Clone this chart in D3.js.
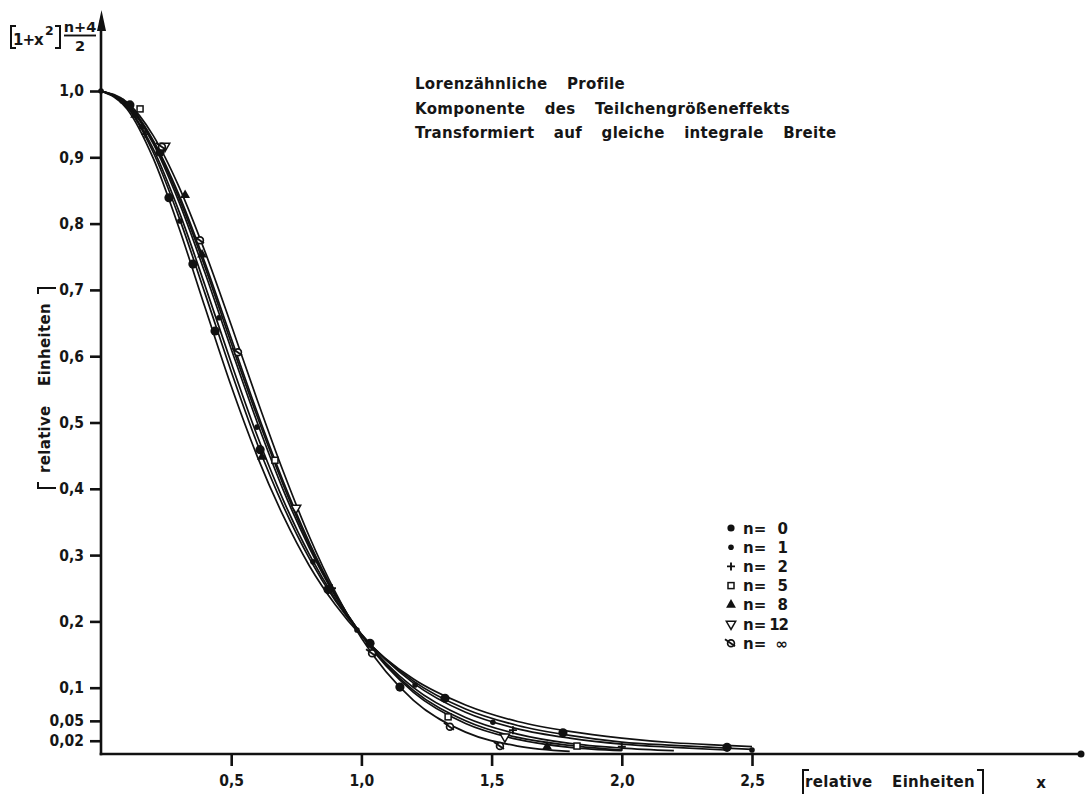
<!DOCTYPE html>
<html>
<head>
<meta charset="utf-8">
<script src="https://cdn.jsdelivr.net/npm/d3@7"></script>
<style>
  html, body { margin: 0; padding: 0; background: #fff; }
  svg { display: block; }
  text { font-family: "DejaVu Sans", sans-serif; font-weight: bold; fill: #161616; }
  .tick text { font-family: "DejaVu Sans Condensed", "DejaVu Sans", sans-serif; font-stretch: condensed; font-weight: bold; }
</style>
</head>
<body>
<svg id="chart" width="1085" height="798"></svg>
<script>
// values

const xSamples = [0, 0.1, 0.2, 0.3, 0.4, 0.5, 0.6, 0.7, 0.8, 0.9, 1.0, 1.2, 1.4, 1.6, 1.8, 2.0, 2.2, 2.4, 2.5];

const curveN0   = [1, 0.973, 0.899, 0.793, 0.673, 0.555, 0.449, 0.359, 0.284, 0.225, 0.178, 0.113, 0.074, 0.049, 0.034, 0.024, 0.017, 0.013, 0.011];
const curveN1   = [1, 0.976, 0.908, 0.809, 0.694, 0.577, 0.468, 0.374, 0.295, 0.231, 0.180, 0.110, 0.068, 0.043, 0.028, 0.018, 0.013, 0.009, 0.007];
const curveN2   = [1, 0.977, 0.913, 0.818, 0.706, 0.590, 0.480, 0.383, 0.301, 0.234, 0.181, 0.107, 0.063, 0.038, 0.024, 0.015, 0.010, 0.006];
const curveN5   = [1, 0.979, 0.921, 0.832, 0.725, 0.611, 0.500, 0.398, 0.311, 0.238, 0.180, 0.100, 0.055, 0.030, 0.016, 0.009, 0.005];
const curveN8   = [1, 0.980, 0.924, 0.838, 0.734, 0.620, 0.509, 0.406, 0.315, 0.240, 0.180, 0.096, 0.050, 0.025, 0.013, 0.006];
const curveN12  = [1, 0.981, 0.926, 0.843, 0.740, 0.627, 0.515, 0.411, 0.319, 0.241, 0.179, 0.093, 0.046, 0.022, 0.010, 0.005];
const curveNinf = [1, 0.983, 0.933, 0.855, 0.757, 0.647, 0.534, 0.426, 0.328, 0.244, 0.175, 0.081, 0.033, 0.012, 0.004];

// measured points per series: [x, y]
const pointsN0   = [[0.111, 0.979], [0.227, 0.908], [0.261, 0.839], [0.353, 0.739], [0.438, 0.638], [0.611, 0.459], [0.872, 0.248], [1.033, 0.167], [1.148, 0.101], [1.321, 0.084], [1.774, 0.032], [2.404, 0.010]];
const pointsN1   = [[0, 1.0], [0.081, 0.985], [0.157, 0.946], [0.303, 0.804], [0.453, 0.658], [0.599, 0.493], [0.814, 0.290], [0.983, 0.187], [1.206, 0.104], [1.505, 0.048], [2.5, 0.006]];
const pointsN2   = [[0.17, 0.935], [0.887, 0.250], [1.582, 0.036], [2.0, 0.011]];
const pointsN5   = [[0.150, 0.973], [0.668, 0.443], [1.333, 0.056], [1.828, 0.012]];
const pointsN8   = [[0.131, 0.964], [0.323, 0.843], [0.388, 0.753], [0.618, 0.448], [1.713, 0.011]];
const pointsN12  = [[0.246, 0.917], [0.749, 0.371], [1.551, 0.026]];
const pointsNinf = [[0.234, 0.916], [0.380, 0.775], [0.526, 0.606], [1.041, 0.152], [1.340, 0.041], [1.532, 0.012]];

const seriesNames = ["0", "1", "2", "5", "8", "12", "\u221e"];
const seriesSymbols = ["bigdot", "dot", "plus", "square", "triangle", "tridown", "inf"];

const yTickValues = [0.02, 0.05, 0.1, 0.2, 0.3, 0.4, 0.5, 0.6, 0.7, 0.8, 0.9, 1.0];
const yTickLabels = ["0,02", "0,05", "0,1", "0,2", "0,3", "0,4", "0,5", "0,6", "0,7", "0,8", "0,9", "1,0"];
const xTickValues = [0.5, 1.0, 1.5, 2.0, 2.5];
const xTickLabels = ["0,5", "1,0", "1,5", "2,0", "2,5"];

const titleLines = ["Lorenzähnliche Profile", "Komponente des Teilchengrößeneffekts", "Transformiert auf gleiche integrale Breite"];

const svg = d3.select("#chart");

const x = d3.scaleLinear().domain([0, 2.5]).range([101, 752]);
const y = d3.scaleLinear().domain([0, 1]).range([754, 91]);

// axes

let yAxis = d3.axisLeft(y)
    .tickValues(yTickValues)
    .tickFormat((d, i) => yTickLabels[i])
    .tickSize(11)
    .tickPadding(6);

let gy = svg.append("g")
    .attr("transform", `translate(${x(0)},0)`)
    .call(yAxis);
gy.select(".domain").remove();
gy.selectAll("line").attr("stroke", "#111").attr("stroke-width", 2.6);
gy.selectAll("text").style("font-size", "15.5px").attr("fill", "#161616").attr("font-family", null);

let xAxis = d3.axisBottom(x)
    .tickValues(xTickValues)
    .tickFormat((d, i) => xTickLabels[i])
    .tickSize(12)
    .tickPadding(9);

let gx = svg.append("g")
    .attr("transform", `translate(0,${y(0)})`)
    .call(xAxis);
gx.select(".domain").remove();
gx.selectAll("line").attr("stroke", "#111").attr("stroke-width", 2.6);
gx.selectAll("text").style("font-size", "15.5px").attr("fill", "#161616").attr("font-family", null);

// axis lines with arrow head / end dot
svg.append("line")
    .attr("x1", x(0)).attr("y1", y(0) + 1.3)
    .attr("x2", x(0)).attr("y2", 20)
    .attr("stroke", "#111").attr("stroke-width", 2.6);
svg.append("path")
    .attr("d", `M${x(0) + 0.5},10 L${x(0) - 4},31 L${x(0) + 5},31 Z`)
    .attr("fill", "#111");

svg.append("line")
    .attr("x1", x(0) - 1.3).attr("y1", y(0))
    .attr("x2", 1081).attr("y2", y(0))
    .attr("stroke", "#111").attr("stroke-width", 2.6);
svg.append("circle")
    .attr("cx", 1081).attr("cy", y(0)).attr("r", 3.5).attr("fill", "#111");

// curves

let curves = [curveN0, curveN1, curveN2, curveN5, curveN8, curveN12, curveNinf];

let line = d3.line()
    .x(d => x(d[0]))
    .y(d => y(d[1]))
    .curve(d3.curveMonotoneX);

svg.append("g").attr("class", "curves")
    .selectAll("path")
    .data(curves)
    .enter()
    .append("path")
    .attr("d", c => line(c.map((v, i) => [xSamples[i], v])))
    .attr("fill", "none")
    .attr("stroke", "#111")
    .attr("stroke-width", 1.7);

// markers

let drawSymbol = (g, kind) => {
    if (kind == "bigdot") {
        g.append("circle").attr("r", 4.6).attr("fill", "#111");
    } else if (kind == "legdot") {
        g.append("circle").attr("r", 3.6).attr("fill", "#111");
    } else if (kind == "dot") {
        g.append("circle").attr("r", 2.8).attr("fill", "#111");
    } else if (kind == "plus") {
        g.append("path").attr("d", "M-4,0H4M0,-4V4").attr("stroke", "#111").attr("stroke-width", 1.9);
    } else if (kind == "square") {
        g.append("rect").attr("x", -3).attr("y", -3).attr("width", 6).attr("height", 6)
            .attr("fill", "#fff").attr("stroke", "#111").attr("stroke-width", 1.5);
    } else if (kind == "triangle") {
        g.append("path").attr("d", d3.symbol(d3.symbolTriangle, 42)()).attr("fill", "#111");
    } else if (kind == "tridown") {
        g.append("path").attr("d", d3.symbol(d3.symbolTriangle, 38)())
            .attr("transform", "rotate(180)")
            .attr("fill", "#fff").attr("stroke", "#111").attr("stroke-width", 1.5);
    } else if (kind == "inf") {
        g.append("circle").attr("r", 3.4).attr("fill", "#fff").attr("stroke", "#111").attr("stroke-width", 1.7);
        g.append("path").attr("d", "M-6,-4L4,3").attr("stroke", "#111").attr("stroke-width", 1.9);
    }
};

let pointSets = [pointsN0, pointsN1, pointsN2, pointsN5, pointsN8, pointsN12, pointsNinf];

pointSets.forEach((pts, si) => {
    let g = svg.append("g").attr("class", "points-" + si);
    g.selectAll("g")
        .data(pts)
        .enter()
        .append("g")
        .attr("transform", d => `translate(${x(d[0])},${y(d[1])})`)
        .each(function() { drawSymbol(d3.select(this), seriesSymbols[si]); });
});

// legend

let legend = svg.append("g").attr("transform", "translate(731,528)");
seriesNames.forEach((name, i) => {
    let row = legend.append("g").attr("transform", `translate(0,${i * 19.2})`);
    drawSymbol(row.append("g"), seriesSymbols[i] == "bigdot" ? "legdot" : seriesSymbols[i]);
    row.append("text")
        .attr("x", 12).attr("y", 5.5)
        .style("font-size", "15px")
        .text("n=");
    row.append("text")
        .attr("x", 57).attr("y", 5.5)
        .attr("text-anchor", "end")
        .style("font-size", "15px")
        .style("letter-spacing", name == "12" ? "-1px" : null)
        .text(name);
});

// title block

svg.append("g").attr("class", "title")
    .selectAll("text")
    .data(titleLines)
    .enter()
    .append("text")
    .attr("x", 415)
    .attr("y", (d, i) => 89 + i * 24.5)
    .style("font-size", "15px")
    .style("letter-spacing", "0.3px")
    .style("word-spacing", "14px")
    .text(d => d);

// y label at the top: [1+x^2] (n+4)/2

let ylab = svg.append("g").attr("class", "ylabel");
ylab.append("path")
    .attr("d", "M16,26 H11 V48 H16 M55,26 H60 V48 H55")
    .attr("fill", "none").attr("stroke", "#111").attr("stroke-width", 2);
ylab.append("text").attr("x", 13).attr("y", 45).style("font-size", "15px").style("letter-spacing", "-1px").text("1+x");
ylab.append("text").attr("x", 45).attr("y", 35).style("font-size", "12.5px").text("2");
ylab.append("text").attr("x", 80).attr("y", 32).attr("text-anchor", "middle").style("font-size", "14.5px").text("n+4");
ylab.append("line").attr("x1", 64).attr("x2", 96).attr("y1", 35.5).attr("y2", 35.5)
    .attr("stroke", "#111").attr("stroke-width", 1.9);
ylab.append("text").attr("x", 80).attr("y", 51).attr("text-anchor", "middle").style("font-size", "14.5px").text("2");

// rotated unit label on the y side
let yunit = svg.append("g").attr("transform", "translate(50,388) rotate(-90)");
yunit.append("text")
    .attr("text-anchor", "middle")
    .style("font-size", "15px")
    .style("letter-spacing", "0.3px")
    .style("word-spacing", "14px")
    .text("relative Einheiten");
yunit.append("path")
    .attr("d", "M-94,-12 H-100 V6 M94,-12 H100 V6")
    .attr("fill", "none").attr("stroke", "#111").attr("stroke-width", 2);

// unit label on the x side
let xunit = svg.append("g").attr("transform", "translate(890,787)");
xunit.append("text")
    .attr("text-anchor", "middle")
    .style("font-size", "15px")
    .style("letter-spacing", "0.3px")
    .style("word-spacing", "14px")
    .text("relative Einheiten");
xunit.append("path")
    .attr("d", "M-87,7 V-17 H-81 M93,7 V-17 H87")
    .attr("fill", "none").attr("stroke", "#111").attr("stroke-width", 2);

svg.append("text")
    .attr("x", 1041).attr("y", 788)
    .attr("text-anchor", "middle")
    .style("font-size", "15px")
    .text("x");
</script>
</body>
</html>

□ □ □

Extract the lines exactly, please: the first line of the listing, the line with "2.2, 2.4, 2.5];", and every line between them, but no pictures.

* COMPLETED TASK
Clone this chart in D3.js.
<!DOCTYPE html>
<html>
<head>
<meta charset="utf-8">
<script src="https://cdn.jsdelivr.net/npm/d3@7"></script>
<style>
  html, body { margin: 0; padding: 0; background: #fff; }
  svg { display: block; }
  text { font-family: "DejaVu Sans", sans-serif; font-weight: bold; fill: #161616; }
  .tick text { font-family: "DejaVu Sans Condensed", "DejaVu Sans", sans-serif; font-stretch: condensed; font-weight: bold; }
</style>
</head>
<body>
<svg id="chart" width="1085" height="798"></svg>
<script>
// values

const xSamples = [0, 0.1, 0.2, 0.3, 0.4, 0.5, 0.6, 0.7, 0.8, 0.9, 1.0, 1.2, 1.4, 1.6, 1.8, 2.0, 2.2, 2.4, 2.5];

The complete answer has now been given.